# How do i stop them????



## Broken_Angel (Feb 21, 2010)

i absolutley love my parents to bits, and they have supported me fantastically well since my seperation, but how do i stop them from interfearing?

i know they just care about me, but i really do not need them telling me what to do about it, all the time.

me and H are trying to work things out, we are taking it slow, because if we rush into it, we could end up right back here again, and neither of us want that.. but my parents cannot see that it is the best idea for us, and just keep wanting to know what he is doing, are we getting back together.... aaaarrrrgggghhh its driving me insane.

how can i tell them in a nice but firm way to butt out??


----------



## blownaway (Dec 11, 2010)

I've had some similar issues. I think that parents love us so much and they can't stand to see us in any kind of pain that they lose sight of the big picture. My H and I are currently not trying to work anything out, so my mother is sometimes overly harsh about me just getting over it and moving on. Most times she sees that this is a process and that it's not humanly possible to just erase 14 years of marriage, but other times - on the rare occasion - she gets annoyed and just wants it over with. Again, it's just a defense mechanism. If my son or daughter were hurting like this, I would probably have a hard time holding my tongue too. Just tell them that you appreciate all of their help, but that this is not something that is going to be fixed in a minute. That you understand they want this to be better, but that you are doing everything in your power to take things slow and see how you feel about a true reconciliation. Remember that your parents are still married, probably after many, many years. They have not experienced anything like this so it's hard for them to have to watch you go through it. good luck.


----------



## notreadytoquit (Jan 11, 2010)

I have the same problems with my parents too now that I am divorced. They always want to know what I am doing, who I am seeing and they are petrified if anyone of their friends finds out that I am divorced. My mother has even gone that far that made up a story why son and I are back in Canada. They are not so much worried about gossip then that people will gloat at my unhappiness. I don't really give a damn what anyone thinks especially people I don't really depend on. I was not the one to break my marriage vows so I have nothing to hide. I don't go to broadcast that I am divorced but if people ask why I tell them why.
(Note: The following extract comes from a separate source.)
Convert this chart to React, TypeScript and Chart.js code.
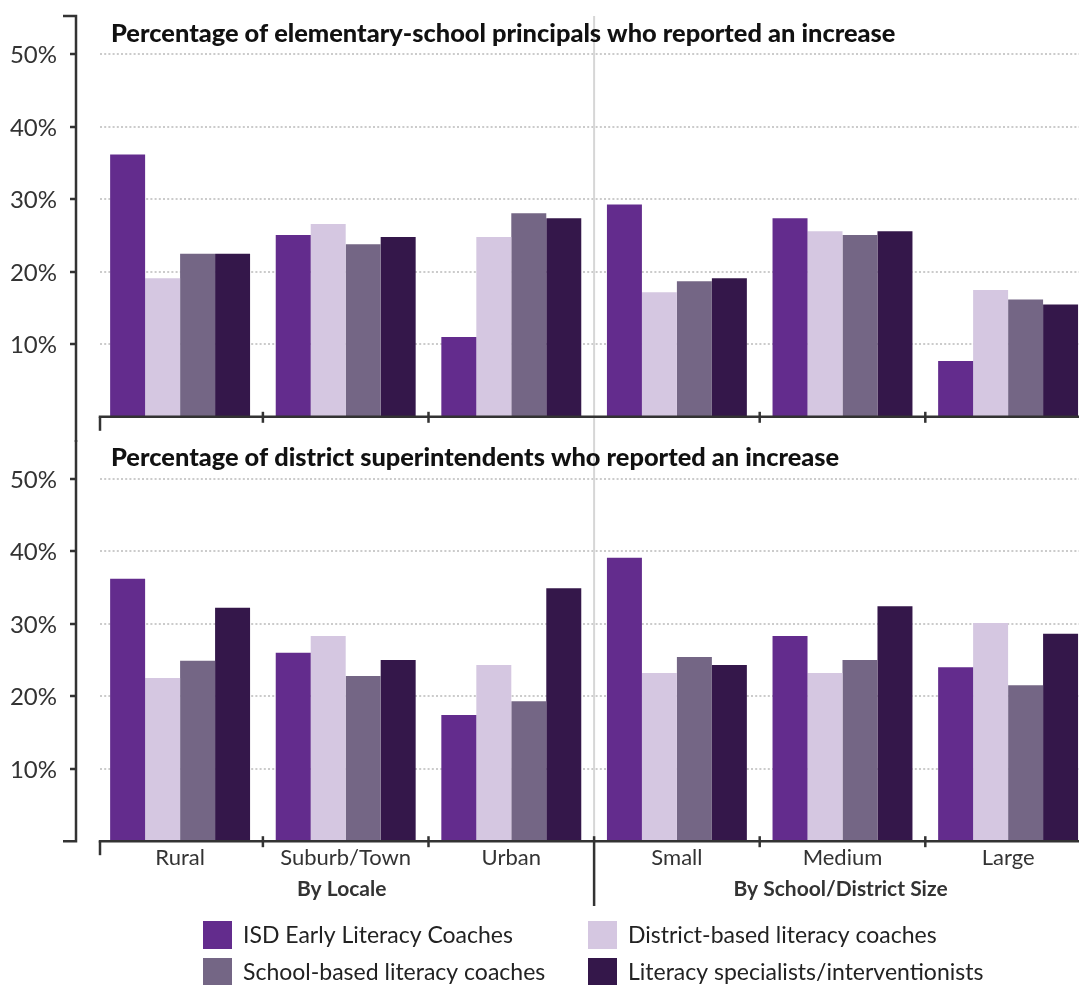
import { useEffect, useRef } from "react";
import { Chart, registerables } from "chart.js";

Chart.register(...registerables);

// Categories and series
const categories = ["Rural", "Suburb/Town", "Urban", "Small", "Medium", "Large"];
const groupLabels = ["By Locale", "By School/District Size"];
const seriesNames = [
  "ISD Early Literacy Coaches",
  "District-based literacy coaches",
  "School-based literacy coaches",
  "Literacy specialists/interventionists",
];
const seriesColors = ["#632c8d", "#d5c7e1", "#746685", "#34174a"];

// Elementary-school principals (%)
const principalsIsd = [36.2, 25.1, 11.0, 29.3, 27.4, 7.7];
const principalsDistrict = [19.1, 26.6, 24.8, 17.2, 25.6, 17.5];
const principalsSchool = [22.5, 23.8, 28.1, 18.7, 25.1, 16.2];
const principalsSpecialists = [22.5, 24.8, 27.4, 19.1, 25.6, 15.5];

// District superintendents (%)
const superIsd = [36.2, 26.0, 17.4, 39.1, 28.3, 24.0];
const superDistrict = [22.5, 28.3, 24.3, 23.2, 23.2, 30.1];
const superSchool = [24.9, 22.8, 19.3, 25.4, 25.0, 21.5];
const superSpecialists = [32.2, 25.0, 34.9, 24.3, 32.4, 28.6];

const yTicks = [10, 20, 30, 40, 50];
const yTickLabels = ["10%", "20%", "30%", "40%", "50%"];
const panelTitles = [
  "Percentage of elementary-school principals who reported an increase",
  "Percentage of district superintendents who reported an increase",
];

const Y_MAX = 55.3;
const CANVAS_W = 1095;
const CANVAS_H = 985;
const AXIS_X = 76;
const PLOT_X0 = 100;
const INK = "#333333";
const FONT = "Lato, 'Open Sans', sans-serif";

function line(ctx: CanvasRenderingContext2D, x1: number, y1: number, x2: number, y2: number) {
  ctx.beginPath();
  ctx.moveTo(x1, y1);
  ctx.lineTo(x2, y2);
  ctx.stroke();
}

function makeDecor(panel: number) {
  return {
    id: "decor" + panel,
    beforeDatasetsDraw(chart: any) {
      const { ctx, chartArea } = chart;
      const x = chart.scales.x;
      const y = chart.scales.y;
      ctx.save();
      // dotted gridlines
      ctx.strokeStyle = "#cbcbcb";
      ctx.lineWidth = 2;
      ctx.setLineDash([2, 2.2]);
      yTicks.forEach((t) => {
        const py = Math.round(y.getPixelForValue(t));
        line(ctx, PLOT_X0, py, CANVAS_W, py);
      });
      ctx.setLineDash([]);
      // light separator between the two groupings
      const sepX = (x.getPixelForValue(2) + x.getPixelForValue(3)) / 2;
      ctx.strokeStyle = "#d6d6d6";
      ctx.lineWidth = 2;
      if (panel === 0) line(ctx, sepX, chartArea.top, sepX, 441);
      else line(ctx, sepX, 441, sepX, chartArea.bottom);
      ctx.restore();
    },
    afterDatasetsDraw(chart: any) {
      const { ctx, chartArea } = chart;
      const x = chart.scales.x;
      const y = chart.scales.y;
      const bottom = chartArea.bottom;
      ctx.save();
      ctx.strokeStyle = INK;
      ctx.lineWidth = 2.5;
      ctx.lineCap = "butt";

      // category axis
      line(ctx, PLOT_X0 - 1.25, bottom, CANVAS_W, bottom);
      line(ctx, PLOT_X0, bottom, PLOT_X0, bottom + 14);
      [0, 1, 3, 4].forEach((i) => {
        const bx = (x.getPixelForValue(i) + x.getPixelForValue(i + 1)) / 2;
        line(ctx, bx, bottom - 5, bx, bottom + 6);
      });

      // value axis ticks and labels
      ctx.font = `24px ${FONT}`;
      ctx.fillStyle = INK;
      ctx.textAlign = "right";
      ctx.textBaseline = "middle";
      yTicks.forEach((t, i) => {
        const py = Math.round(y.getPixelForValue(t));
        line(ctx, AXIS_X - 6, py, AXIS_X, py);
        ctx.fillText(yTickLabels[i], 57, py + 1);
      });

      // value axis bracket
      ctx.lineJoin = "miter";
      ctx.beginPath();
      if (panel === 0) {
        ctx.moveTo(63, chartArea.top);
        ctx.lineTo(AXIS_X, chartArea.top);
        ctx.lineTo(AXIS_X, 442);
      } else {
        ctx.moveTo(AXIS_X, 440);
        ctx.lineTo(AXIS_X, bottom);
        ctx.lineTo(63, bottom);
      }
      ctx.stroke();

      // panel title
      ctx.font = `900 25.4px ${FONT}`;
      ctx.fillStyle = "#111111";
      ctx.textAlign = "left";
      ctx.textBaseline = "alphabetic";
      ctx.fillText(panelTitles[panel], 111, chartArea.top + 26);

      if (panel === 1) {
        const sepX = (x.getPixelForValue(2) + x.getPixelForValue(3)) / 2;
        line(ctx, sepX, bottom - 5, sepX, 906);

        // category labels
        ctx.font = `22px ${FONT}`;
        ctx.fillStyle = INK;
        ctx.textAlign = "center";
        ctx.textBaseline = "middle";
        chart.data.labels.forEach((lab: string, i: number) => {
          ctx.fillText(lab, x.getPixelForValue(i), bottom + 17);
        });

        // grouping labels
        ctx.font = `bold 21px ${FONT}`;
        ctx.fillText(groupLabels[0], x.getPixelForValue(1) - 4, bottom + 48);
        ctx.fillText(groupLabels[1], x.getPixelForValue(4) - 2, bottom + 48);

        // legend
        ctx.font = `23px ${FONT}`;
        ctx.textAlign = "left";
        const cols = [203, 588];
        const rows = [935, 972];
        chart.data.datasets.forEach((ds: any, i: number) => {
          const cx = cols[i % 2];
          const cy = rows[Math.floor(i / 2)];
          ctx.fillStyle = ds.backgroundColor;
          ctx.fillRect(cx, cy - 14, 29, 28);
          ctx.fillStyle = "#222222";
          ctx.fillText(ds.label, cx + 40, cy + 1);
        });
      }
      ctx.restore();
    },
  };
}

function buildChart(canvas: HTMLCanvasElement, panel: number, series: number[][], top: number, zero: number) {
  return new Chart(canvas, {
    type: "bar",
    data: {
      labels: categories,
      datasets: series.map((data, i) => ({
        label: seriesNames[i],
        data,
        backgroundColor: seriesColors[i],
        borderWidth: 0,
        barPercentage: 1,
        categoryPercentage: 0.845,
      })),
    },
    options: {
      responsive: false,
      animation: false,
      events: [],
      layout: {
        padding: { left: 97.3, right: CANVAS_W - 1090.9, top, bottom: CANVAS_H - zero },
      },
      plugins: { legend: { display: false }, tooltip: { enabled: false } },
      scales: {
        x: { display: false, offset: true },
        y: { display: false, min: 0, max: Y_MAX },
      },
    },
    plugins: [makeDecor(panel)],
  });
}

export default function App() {
  const topRef = useRef<HTMLCanvasElement>(null);
  const bottomRef = useRef<HTMLCanvasElement>(null);

  useEffect(() => {
    const a = buildChart(
      topRef.current!,
      0,
      [principalsIsd, principalsDistrict, principalsSchool, principalsSpecialists],
      16,
      416.8
    );
    const b = buildChart(
      bottomRef.current!,
      1,
      [superIsd, superDistrict, superSchool, superSpecialists],
      440.3,
      841.2
    );
    return () => {
      a.destroy();
      b.destroy();
    };
  }, []);

  const canvasStyle: React.CSSProperties = { position: "absolute", left: 0, top: 0 };
  return (
    <div
      style={{
        position: "absolute",
        left: 0,
        top: 0,
        width: 1079,
        height: 985,
        overflow: "hidden",
        background: "#ffffff",
      }}
    >
      <canvas ref={topRef} width={CANVAS_W} height={CANVAS_H} style={canvasStyle} />
      <canvas ref={bottomRef} width={CANVAS_W} height={CANVAS_H} style={canvasStyle} />
    </div>
  );
}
So in essence I have more problems from my own parents than from my ex H.


----------



## Broken_Angel (Feb 21, 2010)

*Blown away* - i totally agree.. and i guess if it was my kids (if i had any) i would wantto potect them too.. but sometimes they hurt me more than help me.. i know they dont mean to, but im very sensetive.

*notreadytoquit* - my whole family seem to love to gossip about my situation.. if my mam rings my SIL she always askes whats happening with me and hubby.. i refuse to talk to my SIL about it, because all she does is slag my hubby off, and really, i know he has hurt me alot, but no one other than me can disrespect him like that.. he doesnt talk about her like that.


----------



## Cooper (Apr 18, 2008)

Mom, Dad, I know you both love me and only want the best for me. You have to understand the raising me part of your job is for the most part finished, now your job is to offer support and guidance when I ask for it. I am an adult now, capable of making my own decisions and capable of being able to deal with the consequences, good or bad. Please let me grow and mature, at times I may ask you to hold my hand, but that doesn't mean I need you to make my decisions. And please be discreet when I talk with you, sometimes I need a sounding board but for me to speak freely I need to know my concerns and problems are kept between us. I love and need you in my life, please understand.


----------



## Broken_Angel (Feb 21, 2010)

*cooper* - that was brilliant.. thank you for that


----------



## Cooper (Apr 18, 2008)

Glad I could help broken_angel. I never had to have that kind of talk with my parents, but that's a story for a different forum. 

Being an adult means you get to set the boundaries in your relationships, parents, friends and siblings alike. If talking directly to them is to hard write a letter and have them read it as you sit there. Sometimes it's easier to write the words so you can get everything said you need to say.


----------



## Broken_Angel (Feb 21, 2010)

i used to do that when i was younger, if i ever needed to say sorry, i would write them a note and leave it on mams pillow... so i know that works, i never thought to do that on this occassion, so again, thankyou. i guess my worry is that they will stop supporting me, and pull away, because i realy need them, just not for them to be judgemental with it.


----------



## Broken_Angel (Feb 21, 2010)

This is going too far now. I'm going to end up telling my mam and dad to get out of my life because I just cannot handle this anymore. They will not let up, they will not stop going on and on and on about my marriage. I have asked them to butt out, I have done it nicely, I have lost my temper about it, and they just do not listen to me. They will not stop. I'm at the end of my tether with it now, and ready to cut them off and not talk to them about anything anymore. It's putting more pressure on my already volatile marriage, and making a reconciliation difficult. What can I do now?
_Posted via Mobile Device_


----------



## Mom6547 (Jul 13, 2010)

Broken_Angel said:


> i absolutley love my parents to bits, and they have supported me fantastically well since my seperation, but how do i stop them from interfearing?
> 
> i know they just care about me, but i really do not need them telling me what to do about it, all the time.


If they are just talking to you, smile, nod and say thanks. Then do whatever it is you think is right.



> me and H are trying to work things out, we are taking it slow, because if we rush into it, we could end up right back here again, and neither of us want that.. but my parents cannot see that it is the best idea for us, and just keep wanting to know what he is doing, are we getting back together.... aaaarrrrgggghhh its driving me insane.


Smile and nod and say that you do not intend to discuss his actions with them. Thank them for their concern, and assure them that you appreciate it. Then keep mum.


> how can i tell them in a nice but firm way to butt out??


Good luck! Sounds like a stinky scene.


----------



## Broken_Angel (Feb 21, 2010)

They just will not listen. They keep saying its only because they love me and care for me, but if that's the case they would see that they are upsetting me more than anything else.. They are not helping me, just hurting me more
_Posted via Mobile Device_


----------